Norwegian politician

Martha Christine Gladtved-Prahl (née Nordhagen) (26 July 1891 – 5 July 1973) was a Norwegian politician for the Conservative Party.

== Early life and family ==
She was born in Kristiania as a daughter of Johan Nordhagen (1856–1956) and Christine Magdalene, née Johansen (1858–1933). She was a sister of Rolf Nordhagen and Olaf Nordhagen. She is aunt to art historian Per Jonas Nordhagen and computer scientist Rolf Nordhagen.

After finishing her secondary education in 1909 she married Haakon Glatved-Prahl (1875–1958) in 1911 and settled in Alversund.

== Political career ==
She served as a deputy representative to the Parliament of Norway from Hordaland during the terms 1945-1949 and 1950-1953. In total she met during 6 days of parliamentary session. She was a longtime member of Alversund municipal council and served as deputy mayor from 1951 to 1955, as well as a board member of Hordaland Conservative Party.

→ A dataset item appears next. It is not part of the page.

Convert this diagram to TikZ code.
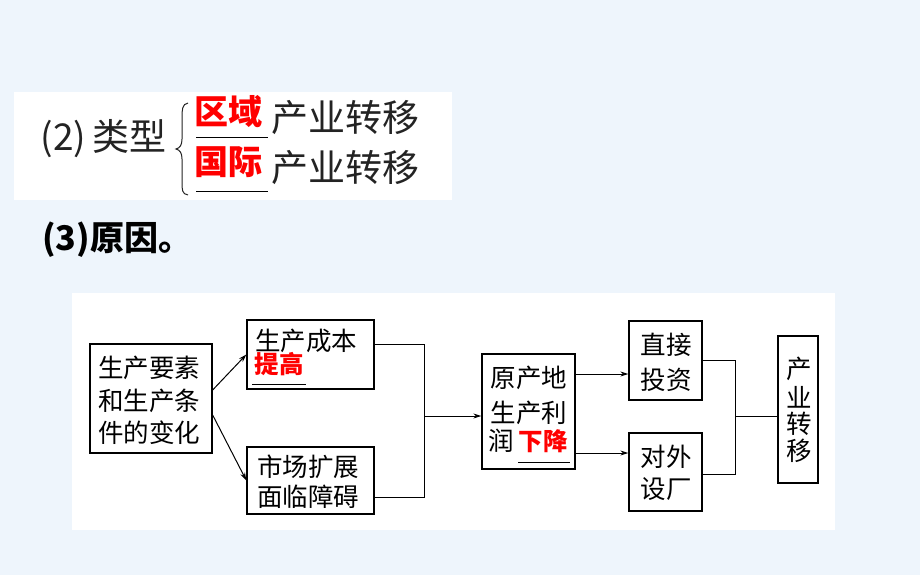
\documentclass[tikz,border=0pt]{standalone}
\usepackage{fontspec}
\newfontfamily\cjk{Noto Sans CJK SC}
\usetikzlibrary{arrows.meta,calc}
\definecolor{bgblue}{RGB}{238,245,252}
\definecolor{txtgray}{RGB}{35,35,35}
\tikzset{
  box/.style={draw=black,line width=1.3pt,inner sep=0pt},
  lbl/.style={inner sep=0pt,anchor=center,font=\cjk\fontsize{25.5}{25.5}\selectfont},
  redlbl/.style={inner sep=0pt,anchor=center,text=red,font=\cjk\bfseries\fontsize{24.5}{24.5}\selectfont},
  toptext/.style={inner sep=0pt,anchor=center,text=txtgray,font=\cjk\fontsize{37}{37}\selectfont},
  topred/.style={inner sep=0pt,anchor=center,text=red,font=\cjk\bfseries\fontsize{34}{34}\selectfont},
  uline/.style={line width=1pt},
  conn/.style={line width=1pt},
  arr/.style={line width=1pt,-{Stealth[length=8pt,width=5pt]}},
}
\begin{document}
\begin{tikzpicture}[x=1pt,y=-1pt]
\useasboundingbox (0,0) rectangle (920,575);
\fill[bgblue] (0,0) rectangle (920,575);
\fill[white] (14,92) rectangle (452,200);
\fill[white] (72,293) rectangle (835,530);

% top part
\node[toptext] (t2) at (103.5,139) {(2)\,类型};
\draw[line width=1pt,txtgray] (188,103) .. controls (182,104) and (182,110) .. (182,118) -- (182,139) .. controls (182,145) and (180,148) .. (176,149) .. controls (180,150) and (182,153) .. (182,159) -- (182,182) .. controls (182,190) and (182,194) .. (188,195);
\node[topred] (q1) at (228.5,112) {区域};
\node[toptext] (c1) at (345,118) {产业转移};
\node[topred] (q2) at (228.5,162) {国际};
\node[toptext] (c2) at (345,168) {产业转移};
\draw[uline] (196,137) -- (268,137);
\draw[uline] (196,191) -- (268,191);

\node[inner sep=0pt,anchor=west,font=\cjk\bfseries\fontsize{34}{34}\selectfont] (r3) at (42,240) {(3)原因。};

% boxes
\node[box,minimum width=122pt,minimum height=109pt] (A) at (151,398.5) {};
\node[box,minimum width=127pt,minimum height=69pt] (B) at (310.5,354.5) {};
\node[box,minimum width=127pt,minimum height=67pt] (C) at (310.5,480.5) {};
\node[box,minimum width=93pt,minimum height=115pt] (D) at (528.5,411.5) {};
\node[box,minimum width=73pt,minimum height=79pt] (E) at (665.5,360.5) {};
\node[box,minimum width=73pt,minimum height=78pt] (F) at (665.5,472) {};
\node[box,minimum width=40pt,minimum height=147pt] (G) at (798,409.5) {};

% texts
\node[lbl] (a1) at (149,368) {生产要素};
\node[lbl] (a2) at (149,400.5) {和生产条};
\node[lbl] (a3) at (149,433) {件的变化};
\node[lbl] (b1) at (306,341) {生产成本};
\node[redlbl] (b2) at (279,364) {提高};
\draw[uline] (252,384) -- (306,384);
\node[lbl] (c1b) at (308,467) {市场扩展};
\node[lbl] (c2b) at (308,497) {面临障碍};
\node[lbl] (d1) at (529,378) {原产地};
\node[lbl] (d2) at (529,413) {生产利};
\node[lbl,anchor=west] (d3) at (488,441) {润};
\node[redlbl] (d4) at (543,441) {下降};
\draw[uline] (518,462) -- (570,462);
\node[lbl] (e1) at (666,345) {直接};
\node[lbl] (e2) at (666,380) {投资};
\node[lbl] (f1) at (666,457) {对外};
\node[lbl] (f2) at (666,489) {设厂};
\node[lbl] (g1) at (799,369) {产};
\node[lbl] (g2) at (799,397) {业};
\node[lbl] (g3) at (799,424) {转};
\node[lbl] (g4) at (799,451) {移};

% connectors
\coordinate (m1) at (424,416);
\coordinate (m2) at (735,416);
\coordinate (dE) at ($(D.east)+(0,-37.5)$);
\coordinate (dF) at ($(D.east)+(0,41.5)$);
\coordinate (fo) at ($(F.east)+(0,2)$);
\draw[arr] ($(A.east)+(0,-8.5)$) -- (B.west);
\draw[arr] ($(A.east)+(0,16.5)$) -- (C.west);
\draw[conn] ($(B.east)+(0,-10)$) -| (m1);
\draw[conn] ($(C.east)+(0,17)$) -| (m1);
\draw[arr] (m1) -- (m1 -| D.west);
\draw[arr] (dE) -- (dE -| E.west);
\draw[arr] (dF) -- (dF -| F.west);
\draw[conn] (E.east) -| (m2);
\draw[conn] (fo) -| (m2);
\draw[conn] (m2) -- (m2 -| G.west);
\end{tikzpicture}
\end{document}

She chaired several local and regional committees on health and homemaking, was a board member of Nasjonalforeningen mot tuberkulosen from 1936 and deputy chair from 1947 until 1960, when she retired and was proclaimed an honorary member. She was a board member of Norges Husflidslag from 1954 to 1965. A co-owner of the factory where her husband was managing director, she was also a supervisory council member of Vaksdal Mølle from 1956 to 1964.

== Recognition ==
Gladtved-Prahl was decorated with the King's Medal of Merit in gold and as a Knight of the Order of the Falcon.